------ Data section ------

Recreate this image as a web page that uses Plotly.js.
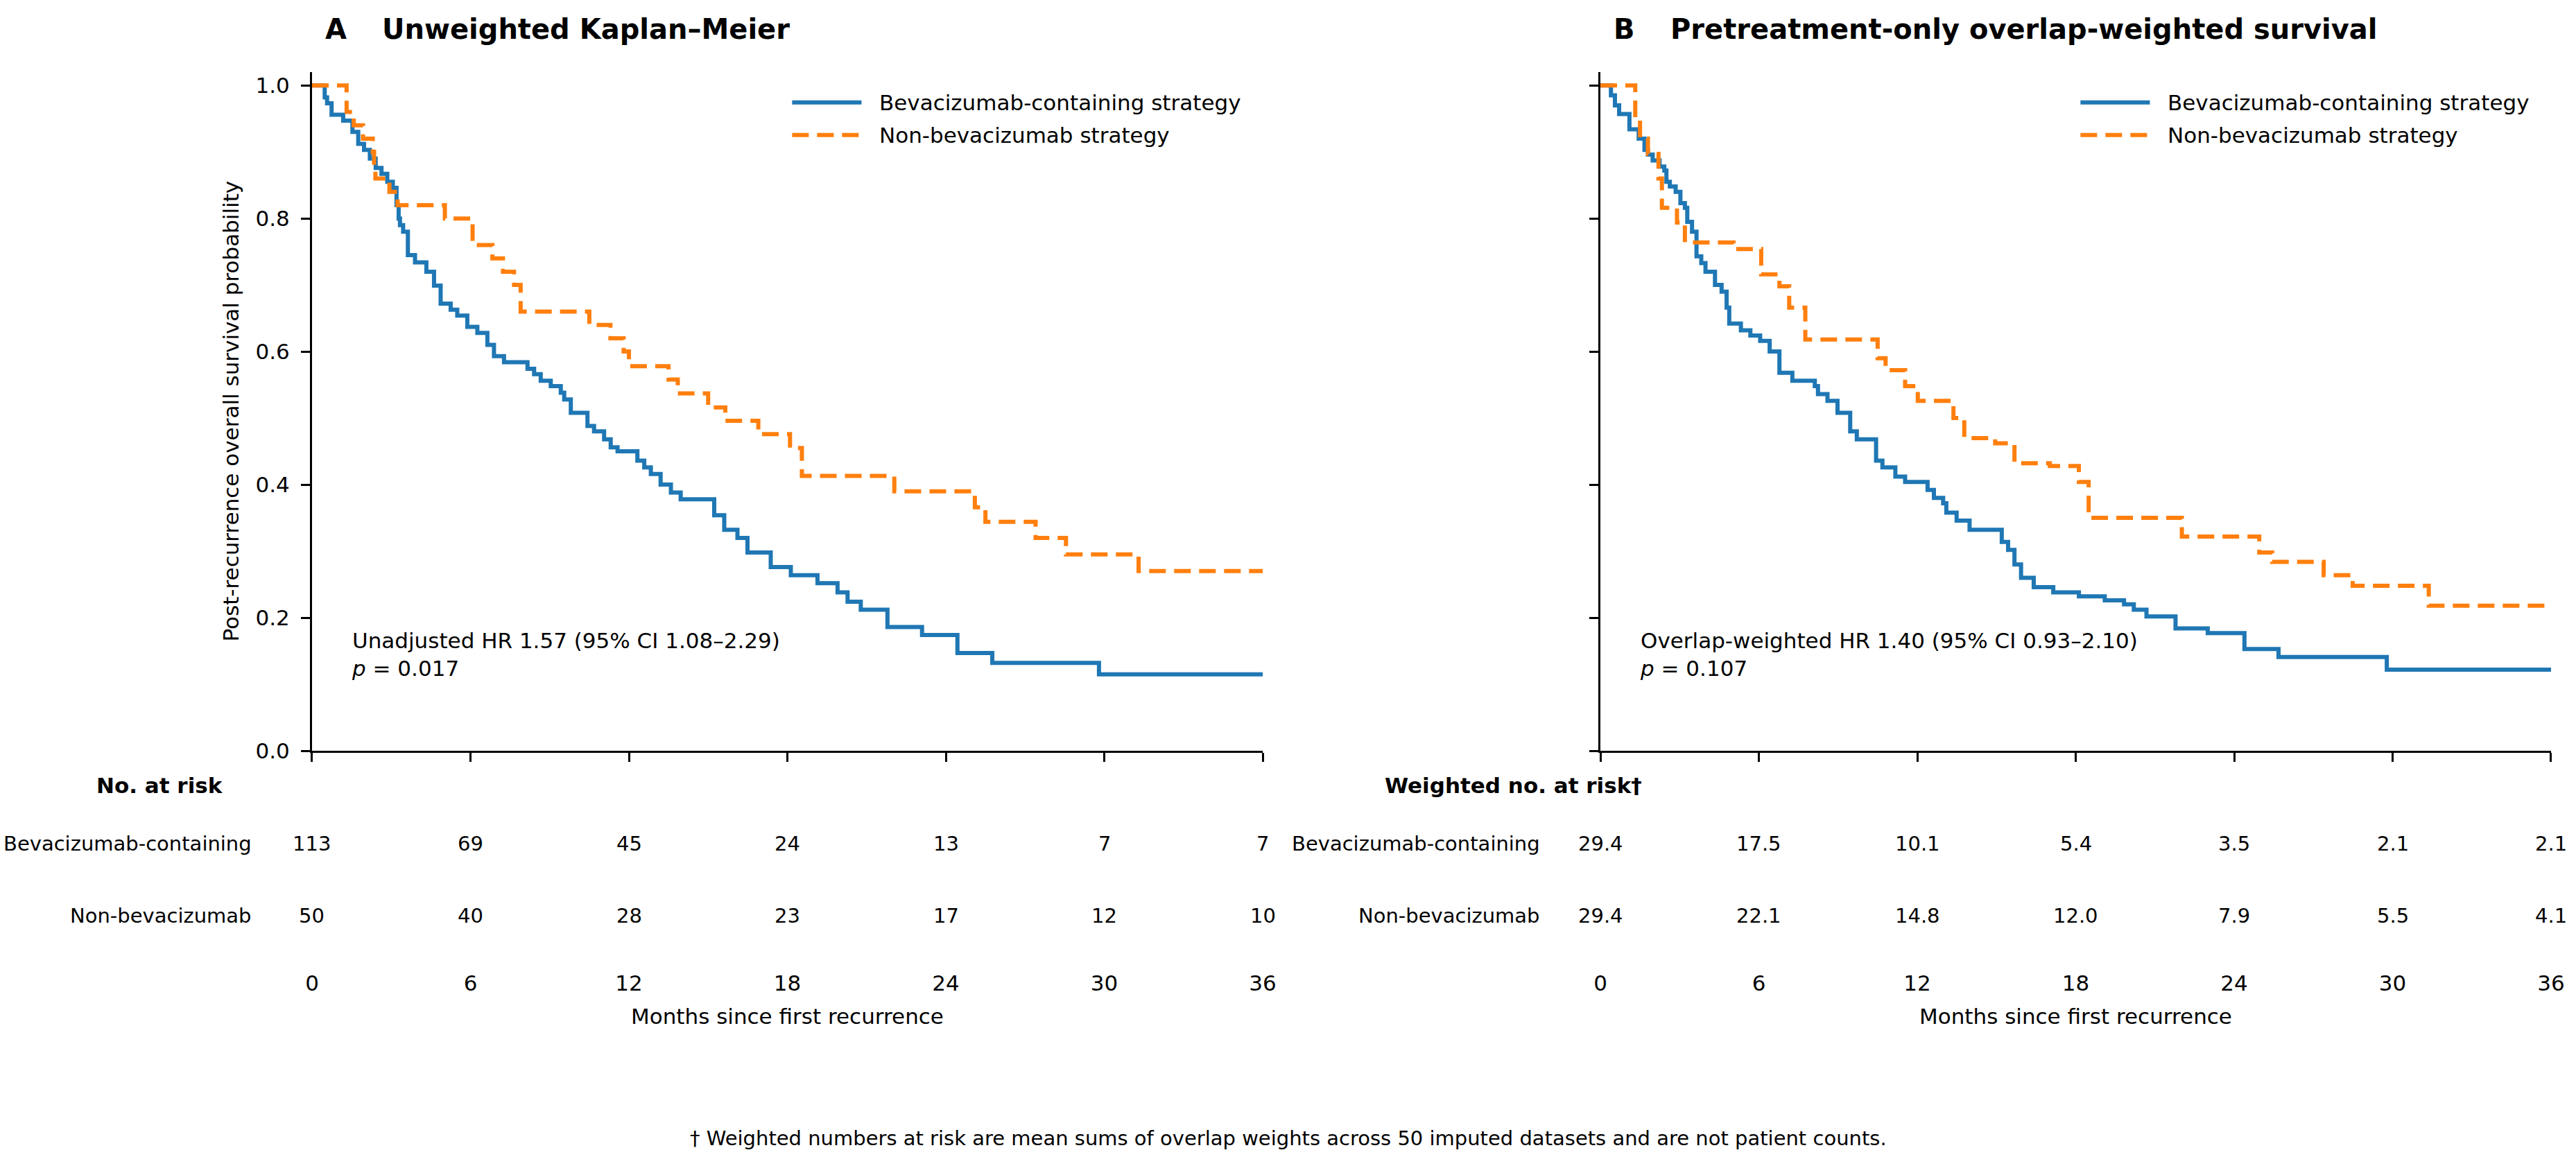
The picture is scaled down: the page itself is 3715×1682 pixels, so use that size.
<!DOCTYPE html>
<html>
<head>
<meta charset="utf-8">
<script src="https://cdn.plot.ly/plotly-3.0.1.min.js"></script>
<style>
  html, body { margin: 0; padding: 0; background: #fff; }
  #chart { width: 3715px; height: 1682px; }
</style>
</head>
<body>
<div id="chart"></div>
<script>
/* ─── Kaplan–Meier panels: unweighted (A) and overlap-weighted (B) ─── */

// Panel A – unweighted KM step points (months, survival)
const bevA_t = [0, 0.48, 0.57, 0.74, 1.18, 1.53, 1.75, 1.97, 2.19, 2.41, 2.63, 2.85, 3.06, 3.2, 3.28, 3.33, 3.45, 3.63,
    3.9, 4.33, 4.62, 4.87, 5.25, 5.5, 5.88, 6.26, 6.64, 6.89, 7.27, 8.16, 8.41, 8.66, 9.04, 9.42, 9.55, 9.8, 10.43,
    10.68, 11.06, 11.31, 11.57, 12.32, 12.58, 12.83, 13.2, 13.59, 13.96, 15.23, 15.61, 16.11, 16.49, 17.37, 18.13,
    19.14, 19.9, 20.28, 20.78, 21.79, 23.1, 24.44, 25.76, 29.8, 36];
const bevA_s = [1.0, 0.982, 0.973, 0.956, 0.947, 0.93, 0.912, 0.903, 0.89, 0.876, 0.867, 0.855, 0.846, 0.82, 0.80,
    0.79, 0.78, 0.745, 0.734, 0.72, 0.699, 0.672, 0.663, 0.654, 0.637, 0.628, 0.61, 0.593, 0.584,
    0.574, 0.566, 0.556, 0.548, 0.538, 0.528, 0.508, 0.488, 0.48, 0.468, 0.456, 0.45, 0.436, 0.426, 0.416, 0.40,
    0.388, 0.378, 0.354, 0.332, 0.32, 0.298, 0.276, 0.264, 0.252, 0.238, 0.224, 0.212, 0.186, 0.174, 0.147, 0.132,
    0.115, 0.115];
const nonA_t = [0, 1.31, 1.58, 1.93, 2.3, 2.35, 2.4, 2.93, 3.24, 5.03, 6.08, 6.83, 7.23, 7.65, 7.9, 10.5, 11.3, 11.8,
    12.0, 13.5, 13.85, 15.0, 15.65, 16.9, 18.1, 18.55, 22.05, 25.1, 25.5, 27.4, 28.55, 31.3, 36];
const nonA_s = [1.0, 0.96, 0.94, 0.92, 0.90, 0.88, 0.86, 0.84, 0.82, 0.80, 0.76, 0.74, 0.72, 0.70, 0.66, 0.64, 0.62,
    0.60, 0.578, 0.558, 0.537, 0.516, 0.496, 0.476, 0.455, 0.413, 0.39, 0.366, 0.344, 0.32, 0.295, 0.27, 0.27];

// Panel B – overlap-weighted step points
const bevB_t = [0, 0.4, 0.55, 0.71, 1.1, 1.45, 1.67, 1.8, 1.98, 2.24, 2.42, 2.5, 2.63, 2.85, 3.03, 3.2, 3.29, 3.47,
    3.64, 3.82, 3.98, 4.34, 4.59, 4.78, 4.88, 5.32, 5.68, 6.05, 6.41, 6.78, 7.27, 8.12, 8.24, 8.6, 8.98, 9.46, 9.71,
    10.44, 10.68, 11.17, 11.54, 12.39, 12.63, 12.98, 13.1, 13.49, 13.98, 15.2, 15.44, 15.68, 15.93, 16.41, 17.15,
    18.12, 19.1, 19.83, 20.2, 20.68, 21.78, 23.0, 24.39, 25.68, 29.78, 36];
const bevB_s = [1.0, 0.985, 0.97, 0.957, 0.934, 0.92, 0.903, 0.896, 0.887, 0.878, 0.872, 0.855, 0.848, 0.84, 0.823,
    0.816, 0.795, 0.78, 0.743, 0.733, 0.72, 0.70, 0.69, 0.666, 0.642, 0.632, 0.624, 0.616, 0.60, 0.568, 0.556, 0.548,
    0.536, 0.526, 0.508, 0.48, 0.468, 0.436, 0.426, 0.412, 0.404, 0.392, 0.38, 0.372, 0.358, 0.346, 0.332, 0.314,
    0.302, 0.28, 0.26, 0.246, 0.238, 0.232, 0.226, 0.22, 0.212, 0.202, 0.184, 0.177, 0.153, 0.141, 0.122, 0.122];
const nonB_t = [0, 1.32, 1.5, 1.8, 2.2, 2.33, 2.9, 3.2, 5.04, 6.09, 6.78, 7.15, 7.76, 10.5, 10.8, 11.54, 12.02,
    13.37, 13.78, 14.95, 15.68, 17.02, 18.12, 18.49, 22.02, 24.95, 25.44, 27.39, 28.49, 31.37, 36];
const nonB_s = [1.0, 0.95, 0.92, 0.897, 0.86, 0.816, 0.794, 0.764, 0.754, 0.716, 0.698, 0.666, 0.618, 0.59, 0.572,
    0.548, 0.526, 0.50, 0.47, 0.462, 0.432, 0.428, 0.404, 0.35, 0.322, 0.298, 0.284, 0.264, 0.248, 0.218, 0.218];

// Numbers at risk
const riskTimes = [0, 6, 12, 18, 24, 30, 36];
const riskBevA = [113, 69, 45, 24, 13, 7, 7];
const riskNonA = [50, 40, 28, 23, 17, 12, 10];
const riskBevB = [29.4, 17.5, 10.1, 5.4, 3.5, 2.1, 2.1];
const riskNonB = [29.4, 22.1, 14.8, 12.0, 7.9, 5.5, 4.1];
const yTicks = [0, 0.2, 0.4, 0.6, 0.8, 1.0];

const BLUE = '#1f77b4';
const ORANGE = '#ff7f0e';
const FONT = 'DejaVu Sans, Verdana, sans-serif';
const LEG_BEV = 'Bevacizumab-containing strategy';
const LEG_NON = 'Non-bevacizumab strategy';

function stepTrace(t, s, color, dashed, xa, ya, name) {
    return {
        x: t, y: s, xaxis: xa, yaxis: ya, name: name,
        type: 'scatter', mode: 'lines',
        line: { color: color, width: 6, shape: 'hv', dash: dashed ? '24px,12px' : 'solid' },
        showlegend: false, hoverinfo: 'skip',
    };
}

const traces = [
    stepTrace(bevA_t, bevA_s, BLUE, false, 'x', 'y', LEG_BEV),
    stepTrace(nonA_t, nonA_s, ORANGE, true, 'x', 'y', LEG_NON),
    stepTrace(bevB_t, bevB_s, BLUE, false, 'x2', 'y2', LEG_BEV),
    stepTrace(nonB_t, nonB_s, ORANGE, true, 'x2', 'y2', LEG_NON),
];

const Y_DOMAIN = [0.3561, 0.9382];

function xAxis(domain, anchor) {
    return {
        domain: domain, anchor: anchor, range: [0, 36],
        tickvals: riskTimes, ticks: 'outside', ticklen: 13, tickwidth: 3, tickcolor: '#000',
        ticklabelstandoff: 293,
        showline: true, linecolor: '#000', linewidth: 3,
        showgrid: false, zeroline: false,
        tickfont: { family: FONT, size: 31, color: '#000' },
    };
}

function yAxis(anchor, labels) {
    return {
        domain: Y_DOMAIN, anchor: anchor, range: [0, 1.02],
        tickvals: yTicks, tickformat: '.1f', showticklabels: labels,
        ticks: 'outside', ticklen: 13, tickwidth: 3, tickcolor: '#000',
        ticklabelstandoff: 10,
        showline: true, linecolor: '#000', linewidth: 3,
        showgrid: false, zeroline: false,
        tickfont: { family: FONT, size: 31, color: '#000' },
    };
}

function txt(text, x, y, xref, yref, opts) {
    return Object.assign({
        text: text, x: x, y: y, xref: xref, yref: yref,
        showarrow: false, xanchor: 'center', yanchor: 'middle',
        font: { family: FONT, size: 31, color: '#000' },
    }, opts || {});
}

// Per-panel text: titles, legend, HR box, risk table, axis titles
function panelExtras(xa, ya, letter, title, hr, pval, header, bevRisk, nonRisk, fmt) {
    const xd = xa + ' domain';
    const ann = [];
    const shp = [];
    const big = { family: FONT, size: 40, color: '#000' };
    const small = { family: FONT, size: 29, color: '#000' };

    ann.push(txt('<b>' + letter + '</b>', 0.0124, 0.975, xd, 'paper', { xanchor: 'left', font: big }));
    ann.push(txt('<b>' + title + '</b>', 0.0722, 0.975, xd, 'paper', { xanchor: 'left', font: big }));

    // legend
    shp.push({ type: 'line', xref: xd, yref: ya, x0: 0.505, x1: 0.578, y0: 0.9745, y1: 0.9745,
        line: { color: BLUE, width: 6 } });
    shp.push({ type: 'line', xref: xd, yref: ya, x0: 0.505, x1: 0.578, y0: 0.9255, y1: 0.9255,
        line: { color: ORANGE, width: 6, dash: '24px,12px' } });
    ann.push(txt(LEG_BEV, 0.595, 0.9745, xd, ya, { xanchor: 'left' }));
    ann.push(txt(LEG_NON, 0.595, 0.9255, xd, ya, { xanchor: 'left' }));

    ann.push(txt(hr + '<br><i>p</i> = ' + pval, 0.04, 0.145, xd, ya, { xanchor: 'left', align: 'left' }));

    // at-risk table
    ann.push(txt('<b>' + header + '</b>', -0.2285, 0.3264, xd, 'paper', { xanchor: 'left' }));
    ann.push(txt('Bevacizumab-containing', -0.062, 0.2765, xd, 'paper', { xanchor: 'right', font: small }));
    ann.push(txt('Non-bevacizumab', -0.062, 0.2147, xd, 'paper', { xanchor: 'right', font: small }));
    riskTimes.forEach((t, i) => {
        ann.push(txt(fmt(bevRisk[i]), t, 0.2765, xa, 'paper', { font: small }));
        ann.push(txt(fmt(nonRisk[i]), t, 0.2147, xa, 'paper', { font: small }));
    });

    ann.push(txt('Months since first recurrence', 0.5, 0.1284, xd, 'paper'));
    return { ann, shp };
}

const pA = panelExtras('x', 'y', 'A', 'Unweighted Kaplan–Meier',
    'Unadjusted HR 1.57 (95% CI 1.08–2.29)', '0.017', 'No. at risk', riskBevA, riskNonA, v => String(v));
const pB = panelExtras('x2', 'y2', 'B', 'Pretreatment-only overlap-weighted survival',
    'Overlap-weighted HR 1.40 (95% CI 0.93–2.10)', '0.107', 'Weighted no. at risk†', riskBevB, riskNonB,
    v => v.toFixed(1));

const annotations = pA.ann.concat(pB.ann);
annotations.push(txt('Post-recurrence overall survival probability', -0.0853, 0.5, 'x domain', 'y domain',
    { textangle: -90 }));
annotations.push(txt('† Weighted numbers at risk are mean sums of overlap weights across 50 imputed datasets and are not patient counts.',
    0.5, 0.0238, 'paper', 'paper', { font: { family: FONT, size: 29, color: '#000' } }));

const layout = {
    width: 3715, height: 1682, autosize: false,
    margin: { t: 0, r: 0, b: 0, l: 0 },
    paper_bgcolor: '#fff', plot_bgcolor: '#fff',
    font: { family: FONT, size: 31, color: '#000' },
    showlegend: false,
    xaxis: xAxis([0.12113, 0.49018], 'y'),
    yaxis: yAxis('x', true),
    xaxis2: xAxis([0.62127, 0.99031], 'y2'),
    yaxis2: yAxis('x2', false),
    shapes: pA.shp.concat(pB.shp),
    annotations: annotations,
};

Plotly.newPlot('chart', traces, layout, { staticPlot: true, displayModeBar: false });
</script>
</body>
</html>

------

Exercise description
Return nothing but the lines running from the start of the data to the line with "overlap-weighted (B) ─── */", please, both ends included and no pictures.

Response to this task
Recreate this image as a web page that uses Plotly.js.
The picture is scaled down: the page itself is 3715×1682 pixels, so use that size.
<!DOCTYPE html>
<html>
<head>
<meta charset="utf-8">
<script src="https://cdn.plot.ly/plotly-3.0.1.min.js"></script>
<style>
  html, body { margin: 0; padding: 0; background: #fff; }
  #chart { width: 3715px; height: 1682px; }
</style>
</head>
<body>
<div id="chart"></div>
<script>
/* ─── Kaplan–Meier panels: unweighted (A) and overlap-weighted (B) ─── */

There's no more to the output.